At the end of the conversation, Augustine’s interlocutor concludes, “I have learned that in order to know the truth of what is spoken, I must be taught by him who dwells within and gives me counsel about words spoken externally in the ear. By his favor I shall love him the more ardently the more I advance in learning.”

This is to say that as a teacher I am called to help people come into the knowledge of God. As Augustine points out, it is an awesome responsibility, especially because I cannot know each student before I begin plying his or her ears with words. I do not know what the words mean to the students, and so I cannot judge whether they are reaching the place where they begin to really speak. This poses, of course, a great difficulty in classrooms. In the ancient world, education was not separated from spiritual education (the separation is a modern invention), and Augustine is speaking of reaching one student at a time.

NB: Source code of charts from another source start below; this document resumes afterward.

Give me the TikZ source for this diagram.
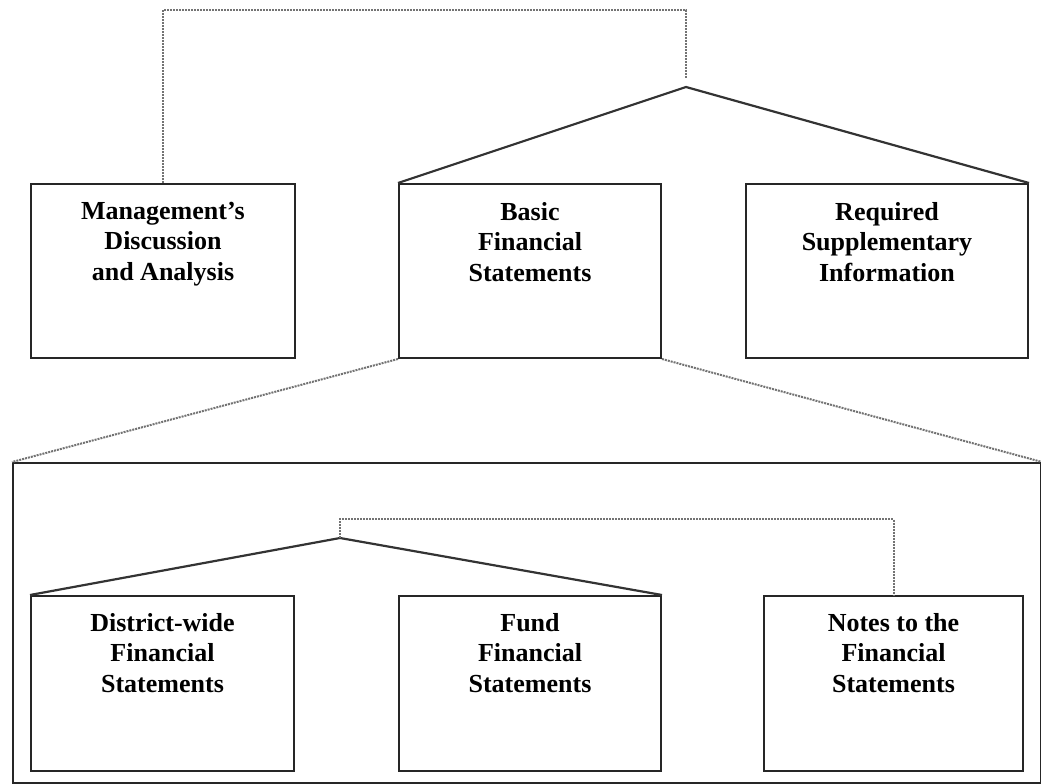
\documentclass[tikz,border=0pt]{standalone}
\usepackage{fontspec}
\setmainfont{Liberation Serif}
\usetikzlibrary{calc, positioning}

\begin{document}
\begin{tikzpicture}[x=1pt,y=-1pt,
	fsbox/.style={draw, line width=2pt, draw=black!85, anchor=north west, inner sep=0pt, minimum height=174pt},
	fslabel/.style={font=\fontsize{26}{30.5}\selectfont\bfseries, align=center, inner sep=0pt},
	solidline/.style={line width=2.2pt, draw=black!80},
	dotline/.style={densely dotted, line width=2pt, draw=black!55}]
	\useasboundingbox (0,0) rectangle (1041,784);

	% top row
	\node[fsbox, minimum width=264pt] (mda) at (30,183) {};
	\node[fsbox, minimum width=262pt] (bfs) at (398,183) {};
	\node[fsbox, minimum width=282pt] (rsi) at (745,183) {};
	\node[fslabel, below=19pt of mda.north] {Management's\\Discussion\\and Analysis};
	\node[fslabel, below=19pt of bfs.north] {Basic\\Financial\\Statements};
	\node[fslabel, below=19pt of rsi.north] {Required\\Supplementary\\Information};

	\coordinate (top) at (686,87);
	\coordinate (bar) at (686,10);
	\draw[solidline] (bfs.north west) -- (top) -- (rsi.north east);
	\draw[dotline] (mda.north) |- (bar) -- ($(top)+(0,-9)$);

	% basic financial statements, expanded
	\node[fsbox, minimum width=1028pt, minimum height=320pt] (stmts) at (12,462) {};
	\draw[dotline] (bfs.south west) -- (stmts.north west);
	\draw[dotline] (bfs.south east) -- (stmts.north east);

	\node[fsbox, minimum width=263pt, minimum height=175pt] (dist) at (30,595) {};
	\node[fsbox, minimum width=262pt, minimum height=175pt] (fund) at (398,595) {};
	\node[fsbox, minimum width=259pt, minimum height=175pt] (notes) at (763,595) {};
	\node[fslabel, below=18pt of dist.north] {District-wide\\Financial\\Statements};
	\node[fslabel, below=18pt of fund.north] {Fund\\Financial\\Statements};
	\node[fslabel, below=18pt of notes.north] {Notes to the\\Financial\\Statements};

	\coordinate (inner) at (340,538);
	\coordinate (innerbar) at (340,519);
	\draw[solidline] (dist.north west) -- (inner) -- (fund.north east);
	\draw[dotline] (inner) -- (innerbar) -| (notes.north);
\end{tikzpicture}
\end{document}
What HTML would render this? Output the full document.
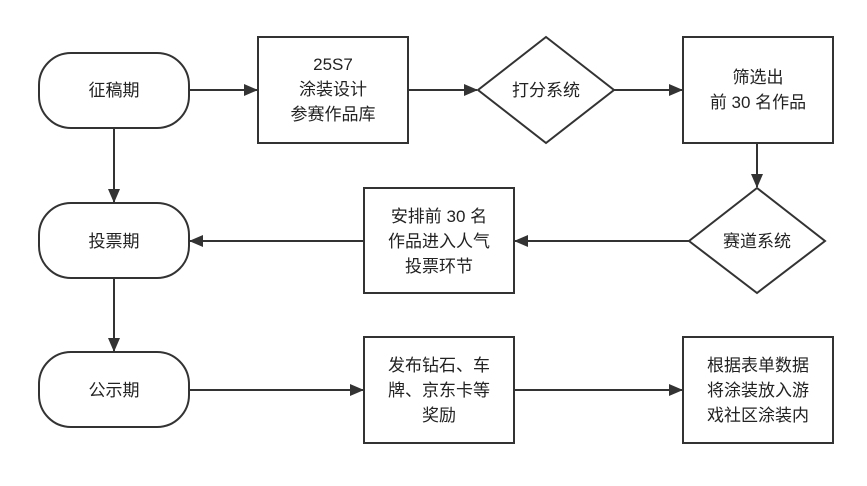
<!DOCTYPE html>
<html><head><meta charset="utf-8"><style>
body{margin:0;background:#fff;}
svg text{font-family:"Liberation Sans","Noto Sans CJK SC",sans-serif;font-size:17px;fill:#222;text-anchor:middle;}
</style></head><body>
<svg width="867" height="481" viewBox="0 0 867 481" xmlns="http://www.w3.org/2000/svg">
<defs><marker id="b" markerWidth="14" markerHeight="12" refX="13" refY="6" orient="auto" markerUnits="userSpaceOnUse"><path d="M0,0 L14,6 L0,12 z" fill="#333"/></marker></defs>
<g fill="#fff" stroke="#333" stroke-width="2">
<rect x="39" y="53" width="150" height="75" rx="32"/>
<rect x="39" y="203" width="150" height="75" rx="32"/>
<rect x="39" y="352" width="150" height="75" rx="32"/>
<rect x="258" y="37" width="150" height="106"/>
<polygon points="546,37 614,90 546,143 478,90"/>
<rect x="683" y="37" width="150" height="106"/>
<polygon points="757,188 825,241 757,293 689,241"/>
<rect x="364" y="188" width="150" height="105"/>
<rect x="364" y="337" width="150" height="106"/>
<rect x="683" y="337" width="150" height="106"/>
</g>
<g stroke="#333" stroke-width="2" fill="none" marker-end="url(#b)">
<line x1="189" y1="90" x2="257" y2="90"/>
<line x1="408" y1="90" x2="477" y2="90"/>
<line x1="614" y1="90" x2="682" y2="90"/>
<line x1="757" y1="143" x2="757" y2="187"/>
<line x1="689" y1="241" x2="515" y2="241"/>
<line x1="364" y1="241" x2="190" y2="241"/>
<line x1="114" y1="128" x2="114" y2="202"/>
<line x1="114" y1="278" x2="114" y2="351"/>
<line x1="189" y1="390" x2="363" y2="390"/>
<line x1="514" y1="390" x2="682" y2="390"/>
</g>
<text x="114" y="96">征稿期</text>
<text x="114" y="247">投票期</text>
<text x="114" y="396">公示期</text>
<text x="333" y="70">25S7</text>
<text x="333" y="95">涂装设计</text>
<text x="333" y="120">参赛作品库</text>
<text x="546" y="96">打分系统</text>
<text x="758" y="83">筛选出</text>
<text x="758" y="108">前 30 名作品</text>
<text x="757" y="247">赛道系统</text>
<text x="439" y="222">安排前 30 名</text>
<text x="439" y="247">作品进入人气</text>
<text x="439" y="272">投票环节</text>
<text x="439" y="371">发布钻石、车</text>
<text x="439" y="396">牌、京东卡等</text>
<text x="439" y="421">奖励</text>
<text x="758" y="371">根据表单数据</text>
<text x="758" y="396">将涂装放入游</text>
<text x="758" y="421">戏社区涂装内</text>
</svg>
</body></html>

Gregory Thaumaturgus became a student of the great Origen of Alexandria, one of the greatest teachers in the church’s history and the church’s first biblical scholar. Gregory had made his living as a Roman orator and magician until he found himself, by God’s grace, with his brother at Origen’s feet. He is overawed by the grace, dignity and power of Origen’s teaching, and tries to keep from falling over himself praising his teacher. Origen cultivated the longing in Gregory’s heart and mind to know God and lured him away from his former life that depended on his own eloquence and skill.